Although we cannot be certain that they reported the exact same issues that we attempted to report, it does seem these two researchers documented findings on these modules before our team. It appears that the vulnerabilities were assigned CVE-2021-33164.

On November 16, 2022, Benny Zeltser tweeted that they had to withdraw the presentation from BlackHat USA and DefCon because the issues were not yet fixed. This suggests that a lot of the affected vendors have not been able to produce a new BIOS image, including the fixed modules. Indeed, from the list of vendors shown in the CERT vulnerability note, only AMI, Dell, HPE, Insyde, and Intel are marked as “affected.” We can now confirm that ASUSTeK is also affected.

Conclusion

Responsible coordinated disclosure in the platform security space is a bit of a circus. This issue was highlighted by Matrosov himself in his 2022 presentation at OffensiveCon.
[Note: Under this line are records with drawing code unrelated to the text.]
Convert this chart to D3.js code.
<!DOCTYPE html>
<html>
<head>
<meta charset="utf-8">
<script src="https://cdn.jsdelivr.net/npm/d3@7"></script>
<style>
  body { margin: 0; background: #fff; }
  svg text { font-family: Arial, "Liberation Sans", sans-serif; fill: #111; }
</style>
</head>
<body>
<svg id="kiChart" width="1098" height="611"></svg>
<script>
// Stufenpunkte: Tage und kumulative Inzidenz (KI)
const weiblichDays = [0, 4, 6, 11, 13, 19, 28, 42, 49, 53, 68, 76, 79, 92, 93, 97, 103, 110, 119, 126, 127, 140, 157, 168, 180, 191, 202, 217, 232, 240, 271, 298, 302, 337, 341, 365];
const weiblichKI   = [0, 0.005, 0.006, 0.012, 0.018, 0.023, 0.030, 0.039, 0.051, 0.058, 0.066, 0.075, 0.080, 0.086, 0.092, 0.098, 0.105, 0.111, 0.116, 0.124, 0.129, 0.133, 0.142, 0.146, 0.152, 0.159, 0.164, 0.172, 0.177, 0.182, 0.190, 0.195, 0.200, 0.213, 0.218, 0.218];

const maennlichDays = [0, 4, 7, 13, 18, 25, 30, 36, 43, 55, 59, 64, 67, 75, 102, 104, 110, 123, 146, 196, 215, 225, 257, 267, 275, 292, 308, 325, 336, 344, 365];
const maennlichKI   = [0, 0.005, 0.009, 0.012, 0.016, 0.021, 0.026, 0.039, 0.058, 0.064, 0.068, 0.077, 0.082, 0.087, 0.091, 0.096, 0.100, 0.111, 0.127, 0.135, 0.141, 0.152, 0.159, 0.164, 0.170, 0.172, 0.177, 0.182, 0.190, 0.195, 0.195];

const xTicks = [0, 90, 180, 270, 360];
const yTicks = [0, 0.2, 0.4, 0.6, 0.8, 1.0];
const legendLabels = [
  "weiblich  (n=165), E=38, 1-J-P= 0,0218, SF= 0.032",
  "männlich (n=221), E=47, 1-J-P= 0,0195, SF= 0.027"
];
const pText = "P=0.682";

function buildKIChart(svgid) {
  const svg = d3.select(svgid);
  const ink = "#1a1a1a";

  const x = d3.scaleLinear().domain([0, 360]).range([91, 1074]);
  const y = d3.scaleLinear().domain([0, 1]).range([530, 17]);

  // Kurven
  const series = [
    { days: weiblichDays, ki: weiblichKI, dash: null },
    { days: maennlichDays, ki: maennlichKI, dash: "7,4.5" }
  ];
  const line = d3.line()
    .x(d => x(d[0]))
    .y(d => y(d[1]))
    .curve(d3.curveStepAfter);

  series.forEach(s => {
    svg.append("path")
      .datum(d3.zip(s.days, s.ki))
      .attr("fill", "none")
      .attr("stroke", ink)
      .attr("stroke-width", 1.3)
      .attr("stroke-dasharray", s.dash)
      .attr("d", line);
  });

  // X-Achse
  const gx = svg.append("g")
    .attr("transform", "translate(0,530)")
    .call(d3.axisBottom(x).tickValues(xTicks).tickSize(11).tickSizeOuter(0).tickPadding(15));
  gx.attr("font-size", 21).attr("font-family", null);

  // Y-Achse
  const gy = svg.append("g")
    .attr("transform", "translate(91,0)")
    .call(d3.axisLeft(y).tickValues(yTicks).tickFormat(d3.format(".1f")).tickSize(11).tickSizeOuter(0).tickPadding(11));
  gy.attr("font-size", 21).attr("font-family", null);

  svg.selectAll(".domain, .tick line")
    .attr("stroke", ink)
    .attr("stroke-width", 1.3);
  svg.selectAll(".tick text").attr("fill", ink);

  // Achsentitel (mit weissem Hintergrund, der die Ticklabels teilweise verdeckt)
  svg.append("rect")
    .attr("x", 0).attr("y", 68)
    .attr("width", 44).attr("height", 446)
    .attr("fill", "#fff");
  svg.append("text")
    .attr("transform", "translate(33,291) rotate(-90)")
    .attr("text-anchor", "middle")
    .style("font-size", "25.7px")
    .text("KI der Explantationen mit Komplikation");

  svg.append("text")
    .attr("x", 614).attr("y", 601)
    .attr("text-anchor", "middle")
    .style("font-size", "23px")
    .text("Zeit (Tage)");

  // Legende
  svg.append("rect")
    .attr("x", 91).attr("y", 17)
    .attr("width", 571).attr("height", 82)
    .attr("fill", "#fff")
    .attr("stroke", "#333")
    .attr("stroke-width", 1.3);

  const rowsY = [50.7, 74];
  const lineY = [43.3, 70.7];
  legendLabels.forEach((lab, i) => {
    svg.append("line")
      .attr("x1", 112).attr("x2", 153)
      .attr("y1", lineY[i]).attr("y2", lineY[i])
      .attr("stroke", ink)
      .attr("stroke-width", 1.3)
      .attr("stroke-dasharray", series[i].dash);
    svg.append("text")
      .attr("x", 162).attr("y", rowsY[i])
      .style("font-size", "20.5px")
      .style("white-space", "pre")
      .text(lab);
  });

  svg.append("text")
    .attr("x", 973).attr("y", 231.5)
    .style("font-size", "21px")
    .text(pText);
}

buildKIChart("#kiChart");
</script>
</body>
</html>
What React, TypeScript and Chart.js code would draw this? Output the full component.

ASUS mentioned an embargo that, to the best of our knowledge, expired on November 2, 2022. When reading the CERT link from AMI, all reported vendors reference CVE-2021-33164, specifically calling out issues on Intel NUCs and mentioning that the patches were released back in June of 2022. When analyzing the affected vendors list on the CERT page, you will find that all vendors noted as affected have released patches as of February 3, 2023. All vendors listed as unknown, or in our case ASUS, have yet to release patches but have been well aware of the vulnerabilities and the reports based on the communication we had with them.

IOActive has decided to publish the technical details about these issues after understanding that AMI released patches back in mid-2022 and that no new information was provided by us in our report of both modules. In addition, the CVE was filed back in 2021 and all vendors appear to have had more than enough time to responsibly patch and disclose these issues to consumers.

The CERT advisory refers to these threats as RingHopper attacks. The abstract of a presentation about RingHopper suggests billions of devices are affected by these issues. Our efforts to report these vulnerabilities to vendors stopped with the replies that they were already aware of these issues and have remedies in place. The fact that some vendors appear to still be vulnerable at this time is surprising. Ultimately, we feel it’s more important to shed light on this in order to get the issues fixed on those platforms that appear to be delayed, instead of leaving consumers and the industry in the dark for such an extended period of time.